Frank Naylor

No. 51
- Position: Center / Long snapper

Personal information
- Born: January 25, 1959 Philadelphia, Pennsylvania
- Listed height: 6 ft 2 in (1.88 m)
- Listed weight: 250 lb (113 kg)

Career information
- High school: Archbishop Wood
- College: Rutgers
- NFL draft: 1982 (12th round, 311th overall pick)

Career history
- Seattle Seahawks (1982)*; New Jersey Generals (1983–1985);
- * Offseason or practice squad member only

= Frank Naylor (American football) =

American football player (born 1959)

Frank Naylor was a football player in the United States Football League for the New Jersey Generals. He played at the collegiate level at Rutgers University.

==Early life==
Naylor was born Frank John Naylor on January 25, 1959, in Philadelphia, Pennsylvania.

==College career==
He played center at Rutgers University and graduated with a degree in communications. In 1981, his senior year, he was named AP All-East and was selected as the team MVP.

==NFL==
=== Seattle Seahawks ===
The Seattle Seahawks drafted Naylor 311th overall in the twelfth round of the 1982 NFL draft.
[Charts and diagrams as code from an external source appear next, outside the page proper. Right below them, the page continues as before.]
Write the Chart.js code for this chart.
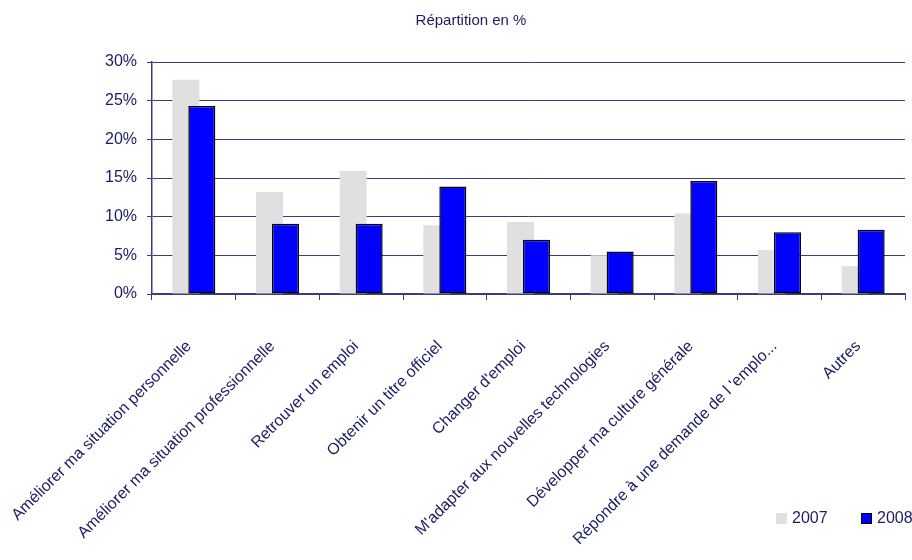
<!DOCTYPE html>
<html lang="fr">
<head>
<meta charset="utf-8">
<script src="https://cdn.jsdelivr.net/npm/chart.js@4/dist/chart.umd.min.js"></script>
<style>
  html, body { margin: 0; padding: 0; background: #fff; }
  #wrap { position: relative; width: 912px; height: 560px; }
  .title { position: absolute; top: 11px; left: 0; width: 942px; text-align: center; font: 15px "Liberation Sans", Arial, sans-serif; color: #1c1c64; }
  .legend { position: absolute; top: 509px; white-space: nowrap; font: 16px "Liberation Sans", Arial, sans-serif; color: #1c1c64; }
  .legend span.box { display: inline-block; width: 11px; height: 11px; margin-right: 5px; vertical-align: -1px; box-sizing: border-box; }
</style>
</head>
<body>
<div id="wrap">
  <canvas id="chart" width="912" height="560"></canvas>
  <div class="title">Répartition en %</div>
  <div class="legend" style="left:776px"><span class="box" style="background:#e0e0e0"></span>2007</div>
  <div class="legend" style="left:861px"><span class="box" style="background:#0000ff;border:1.5px solid #000"></span>2008</div>
</div>
<script>
const categories = [
  "Améliorer ma situation personnelle",
  "Améliorer ma situation professionnelle",
  "Retrouver un emploi",
  "Obtenir un titre officiel",
  "Changer d'emploi",
  "M'adapter aux nouvelles technologies",
  "Développer ma culture générale",
  "Répondre à une demande de l 'emplo...",
  "Autres"
];
const values2007 = [27.7, 13.2, 15.9, 8.9, 9.3, 5.0, 10.4, 5.7, 3.6];
const values2008 = [24.3, 9.1, 9.1, 13.9, 7.0, 5.5, 14.6, 8.0, 8.3];
const yTicks = [0, 5, 10, 15, 20, 25, 30];

const textColor = "#1c1c64";
const lineColor = "#3c3c7c";
const fontFamily = "'Liberation Sans', Arial, sans-serif";

// 2008 bars overlap the 2007 ones, so draw 2007 first (Chart.js draws dataset 0 last)
const drawBehindFirst = {
  id: "drawBehindFirst",
  beforeDatasetDraw(chart, args) {
    if (args.index === 1) {
      chart.getDatasetMeta(0).controller.draw();
    }
    if (args.index === 0) {
      return false;
    }
  }
};

new Chart(document.querySelector("#chart"), {
  type: "bar",
  data: {
    labels: categories,
    datasets: [
      {
        label: "2007",
        data: values2007,
        backgroundColor: "#e0e0e0",
        borderWidth: 0
      },
      {
        label: "2008",
        data: values2008,
        backgroundColor: "#0000ff",
        borderColor: "#000000",
        borderWidth: 1.5,
        borderSkipped: false
      }
    ]
  },
  options: {
    responsive: false,
    animation: false,
    categoryPercentage: 0.382,
    barPercentage: 1.69,
    layout: { padding: { top: 62, left: 0, right: 7, bottom: 0 } },
    plugins: {
      legend: { display: false },
      tooltip: { enabled: false },
      title: { display: false }
    },
    scales: {
      x: {
        offset: true,
        grid: {
          offset: true,
          drawOnChartArea: false,
          color: lineColor,
          tickLength: 6
        },
        border: { color: lineColor, width: 1.5 },
        ticks: {
          color: textColor,
          font: { family: fontFamily, size: 16 },
          minRotation: 45,
          maxRotation: 45,
          autoSkip: false,
          padding: 37,
          labelOffset: -5
        },
        afterFit(scale) {
          scale.height = 266;
          scale.paddingLeft = 0;
          scale.paddingRight = 0;
        }
      },
      y: {
        min: 0,
        max: 30,
        afterBuildTicks(scale) { scale.ticks = yTicks.map((v) => ({ value: v })); },
        grid: { color: lineColor, tickLength: 5 },
        border: { color: lineColor, width: 1.5 },
        ticks: {
          color: textColor,
          font: { family: fontFamily, size: 16 },
          padding: 10,
          callback: (v) => v + "%"
        },
        afterFit(scale) { scale.width = 152; }
      }
    }
  },
  plugins: [drawBehindFirst]
});
</script>
</body>
</html>
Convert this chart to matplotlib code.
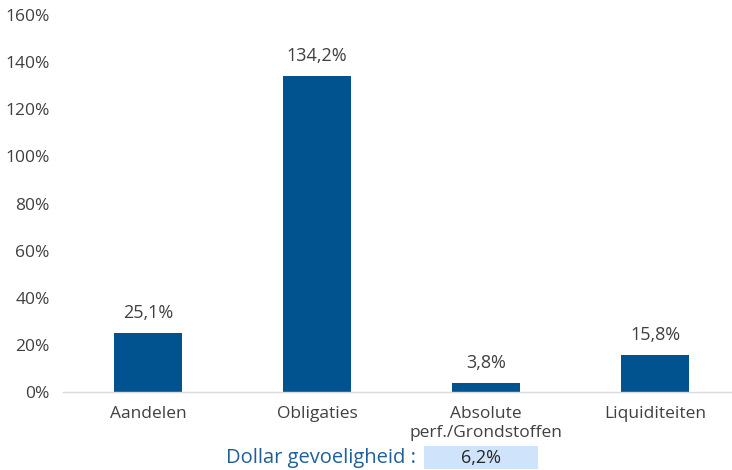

The Seahawks later released him on August 17, 1982.

==USFL==
===New Jersey Generals===
Naylor signed with the New Jersey Generals of the United States Football League on November 24, 1982, and played in 17 games during their 1983 Inaugural Season. He returned in 1984 and played in 18 regular season games and in the playoff loss to the Philadelphia Stars. In 1985 Naylor sustained an injury to his left leg during the Generals' training camp in Orlando, Florida and was out for the entire season.
During his time with the Generals, Naylor would wear jersey number 51.